┌────────

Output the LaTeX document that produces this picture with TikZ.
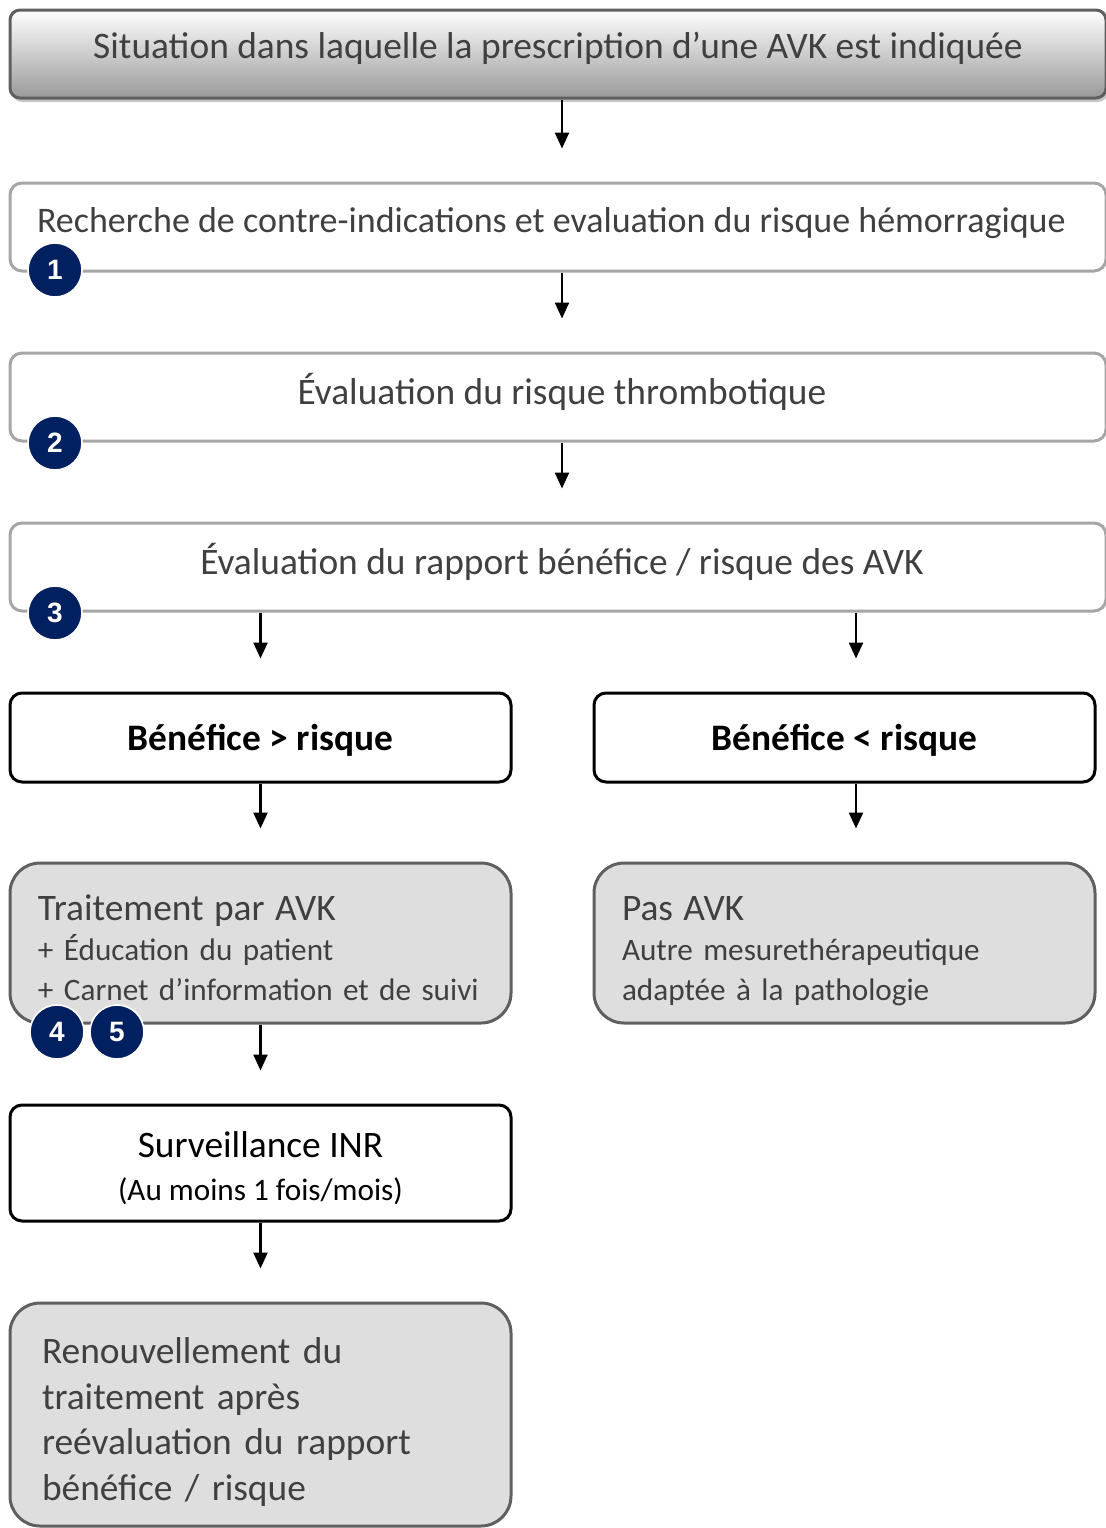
\documentclass[tikz,border=0pt]{standalone}
\usepackage{fontspec}
\setmainfont{Carlito}
\newfontfamily\badgefont{Liberation Sans}
\usetikzlibrary{arrows.meta,shadows}
\definecolor{navy}{HTML}{002060}
\definecolor{txtgray}{HTML}{404040}
\definecolor{boxgray}{HTML}{DEDEDE}
\definecolor{linegray}{HTML}{A6A6A6}
\definecolor{darkline}{HTML}{5F5F5F}
\newcommand{\bigtxt}{\fontsize{18.7}{22.7}\selectfont}
\newcommand{\smalltxt}{\fontsize{15.6}{20}\selectfont}
\newcommand{\topgap}[1]{\rule{0pt}{#1}}
\begin{document}
\begin{tikzpicture}[x=0.5pt,y=-0.5pt]
\tikzset{stepbox/.style = {draw=linegray,line width=1.5pt,rounded corners=6pt,fill=white,
  minimum width=548pt,minimum height=44pt,inner sep=0pt,text depth=8.5pt,font=\bigtxt,text=txtgray}}
\tikzset{choice/.style = {draw=black,line width=1.5pt,rounded corners=6pt,fill=white,
  minimum width=250.5pt,inner sep=0pt,text=black}}
\tikzset{result/.style = {draw=darkline,line width=1.5pt,rounded corners=15pt,fill=boxgray,
  minimum width=250.5pt,text=txtgray,align=left}}
\tikzset{badge/.style = {circle,fill=navy,draw=white,line width=0.8pt,minimum size=27pt,
  inner sep=0pt,text=white,font=\badgefont\bfseries\fontsize{14}{14}\selectfont}}
\tikzset{edge/.style = {-{Triangle[width=7pt,length=8pt]},line width=1.2pt,shorten >=16.5pt}}
\useasboundingbox (0,0) rectangle (1106,1528);
% vertices
\node[stepbox,draw=darkline,rounded corners=5pt,top color=white,bottom color=black!40,
  drop shadow={shadow xshift=1pt,shadow yshift=-2pt,fill=black!22,opacity=1}]
  (0) at (558,54) {Situation dans laquelle la prescription d’une AVK est indiquée};
\node[stepbox,font=\fontsize{18}{22}\selectfont,text depth=7pt] (1) at (558,227)
  {\makebox[521pt][l]{Recherche de contre-indications et evaluation du risque hémorragique}};
\node[stepbox] (2) at (558,397) {\hspace*{4pt}Évaluation du risque thrombotique};
\node[stepbox] (3) at (558,567) {\hspace*{4pt}Évaluation du rapport bénéfice / risque des AVK};
\node[choice,minimum height=44.5pt,font=\bigtxt\bfseries] (4) at (260.5,737.5) {\topgap{16pt}Bénéfice > risque};
\node[choice,minimum height=44.5pt,font=\bigtxt\bfseries] (5) at (844.5,737.5) {\topgap{16pt}Bénéfice < risque};
\node[result,minimum height=80pt,text width=222.5pt,inner xsep=14pt,font=\smalltxt] (6) at (260.5,943)
  {{\bigtxt\topgap{18pt}Traitement par AVK}\\+ Éducation du patient\\+ Carnet d’information et de suivi};
\node[result,minimum height=80pt,text width=222.5pt,inner xsep=14pt,font=\smalltxt] (7) at (844.5,943)
  {{\bigtxt\topgap{20.5pt}Pas AVK}\\Autre mesurethérapeutique\\adaptée à la pathologie};
\node[choice,minimum height=58pt,align=center,font=\smalltxt] (8) at (260.5,1163)
  {{\bigtxt\topgap{18pt}Surveillance INR}\\[1.5pt](Au moins 1 fois/mois)};
\node[result,minimum height=111.5pt,text width=218.5pt,inner xsep=16pt,font=\bigtxt] (9) at (260.5,1414.5)
  {\topgap{20.5pt}Renouvellement du\\traitement après\\reévaluation du rapport\\bénéfice / risque};
% numbers
\node[badge] (n1) at (55,270) {1};
\node[badge] (n2) at (55,443) {2};
\node[badge] (n3) at (55,613) {3};
\node[badge] (n4) at (57,1032) {4};
\node[badge] (n5) at (117,1032) {5};
%edges
\draw[edge,transform canvas={xshift=2pt}] (0) -- (1);
\draw[edge,transform canvas={xshift=2pt}] (1) -- (2);
\draw[edge,transform canvas={xshift=2pt}] (2) -- (3);
\draw[edge] (3.south -| 4.north) -- (4.north);
\draw[edge,transform canvas={xshift=5.75pt}] (3.south -| 5.north) -- (5.north);
\draw[edge] (4) -- (6);
\draw[edge,transform canvas={xshift=5.75pt}] (5) -- (7);
\draw[edge] (6) -- (8);
\draw[edge] (8) -- (9);
\end{tikzpicture}
\end{document}
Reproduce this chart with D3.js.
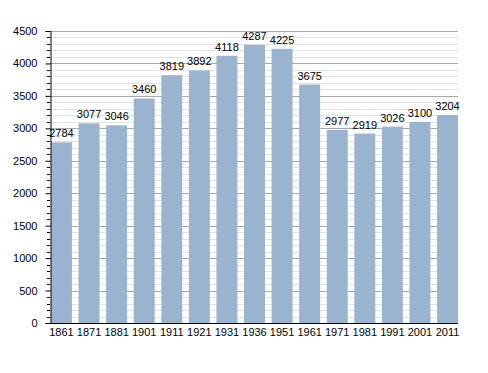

└────────

Exercise brief » Print the records above exactly as they stand, but leave out the pictures.

Full answer »
Output the LaTeX document that produces this picture with TikZ.
\documentclass[tikz,border=0pt]{standalone}
\usepackage{fontspec}
\setmainfont{Carlito}
\newfontfamily\badgefont{Liberation Sans}
\usetikzlibrary{arrows.meta,shadows}
\definecolor{navy}{HTML}{002060}
\definecolor{txtgray}{HTML}{404040}
\definecolor{boxgray}{HTML}{DEDEDE}
\definecolor{linegray}{HTML}{A6A6A6}
\definecolor{darkline}{HTML}{5F5F5F}
\newcommand{\bigtxt}{\fontsize{18.7}{22.7}\selectfont}
\newcommand{\smalltxt}{\fontsize{15.6}{20}\selectfont}
\newcommand{\topgap}[1]{\rule{0pt}{#1}}
\begin{document}
\begin{tikzpicture}[x=0.5pt,y=-0.5pt]
\tikzset{stepbox/.style = {draw=linegray,line width=1.5pt,rounded corners=6pt,fill=white,
  minimum width=548pt,minimum height=44pt,inner sep=0pt,text depth=8.5pt,font=\bigtxt,text=txtgray}}
\tikzset{choice/.style = {draw=black,line width=1.5pt,rounded corners=6pt,fill=white,
  minimum width=250.5pt,inner sep=0pt,text=black}}
\tikzset{result/.style = {draw=darkline,line width=1.5pt,rounded corners=15pt,fill=boxgray,
  minimum width=250.5pt,text=txtgray,align=left}}
\tikzset{badge/.style = {circle,fill=navy,draw=white,line width=0.8pt,minimum size=27pt,
  inner sep=0pt,text=white,font=\badgefont\bfseries\fontsize{14}{14}\selectfont}}
\tikzset{edge/.style = {-{Triangle[width=7pt,length=8pt]},line width=1.2pt,shorten >=16.5pt}}
\useasboundingbox (0,0) rectangle (1106,1528);
% vertices
\node[stepbox,draw=darkline,rounded corners=5pt,top color=white,bottom color=black!40,
  drop shadow={shadow xshift=1pt,shadow yshift=-2pt,fill=black!22,opacity=1}]
  (0) at (558,54) {Situation dans laquelle la prescription d’une AVK est indiquée};
\node[stepbox,font=\fontsize{18}{22}\selectfont,text depth=7pt] (1) at (558,227)
  {\makebox[521pt][l]{Recherche de contre-indications et evaluation du risque hémorragique}};
\node[stepbox] (2) at (558,397) {\hspace*{4pt}Évaluation du risque thrombotique};
\node[stepbox] (3) at (558,567) {\hspace*{4pt}Évaluation du rapport bénéfice / risque des AVK};
\node[choice,minimum height=44.5pt,font=\bigtxt\bfseries] (4) at (260.5,737.5) {\topgap{16pt}Bénéfice > risque};
\node[choice,minimum height=44.5pt,font=\bigtxt\bfseries] (5) at (844.5,737.5) {\topgap{16pt}Bénéfice < risque};
\node[result,minimum height=80pt,text width=222.5pt,inner xsep=14pt,font=\smalltxt] (6) at (260.5,943)
  {{\bigtxt\topgap{18pt}Traitement par AVK}\\+ Éducation du patient\\+ Carnet d’information et de suivi};
\node[result,minimum height=80pt,text width=222.5pt,inner xsep=14pt,font=\smalltxt] (7) at (844.5,943)
  {{\bigtxt\topgap{20.5pt}Pas AVK}\\Autre mesurethérapeutique\\adaptée à la pathologie};
\node[choice,minimum height=58pt,align=center,font=\smalltxt] (8) at (260.5,1163)
  {{\bigtxt\topgap{18pt}Surveillance INR}\\[1.5pt](Au moins 1 fois/mois)};
\node[result,minimum height=111.5pt,text width=218.5pt,inner xsep=16pt,font=\bigtxt] (9) at (260.5,1414.5)
  {\topgap{20.5pt}Renouvellement du\\traitement après\\reévaluation du rapport\\bénéfice / risque};
% numbers
\node[badge] (n1) at (55,270) {1};
\node[badge] (n2) at (55,443) {2};
\node[badge] (n3) at (55,613) {3};
\node[badge] (n4) at (57,1032) {4};
\node[badge] (n5) at (117,1032) {5};
%edges
\draw[edge,transform canvas={xshift=2pt}] (0) -- (1);
\draw[edge,transform canvas={xshift=2pt}] (1) -- (2);
\draw[edge,transform canvas={xshift=2pt}] (2) -- (3);
\draw[edge] (3.south -| 4.north) -- (4.north);
\draw[edge,transform canvas={xshift=5.75pt}] (3.south -| 5.north) -- (5.north);
\draw[edge] (4) -- (6);
\draw[edge,transform canvas={xshift=5.75pt}] (5) -- (7);
\draw[edge] (6) -- (8);
\draw[edge] (8) -- (9);
\end{tikzpicture}
\end{document}
Reproduce this chart with D3.js.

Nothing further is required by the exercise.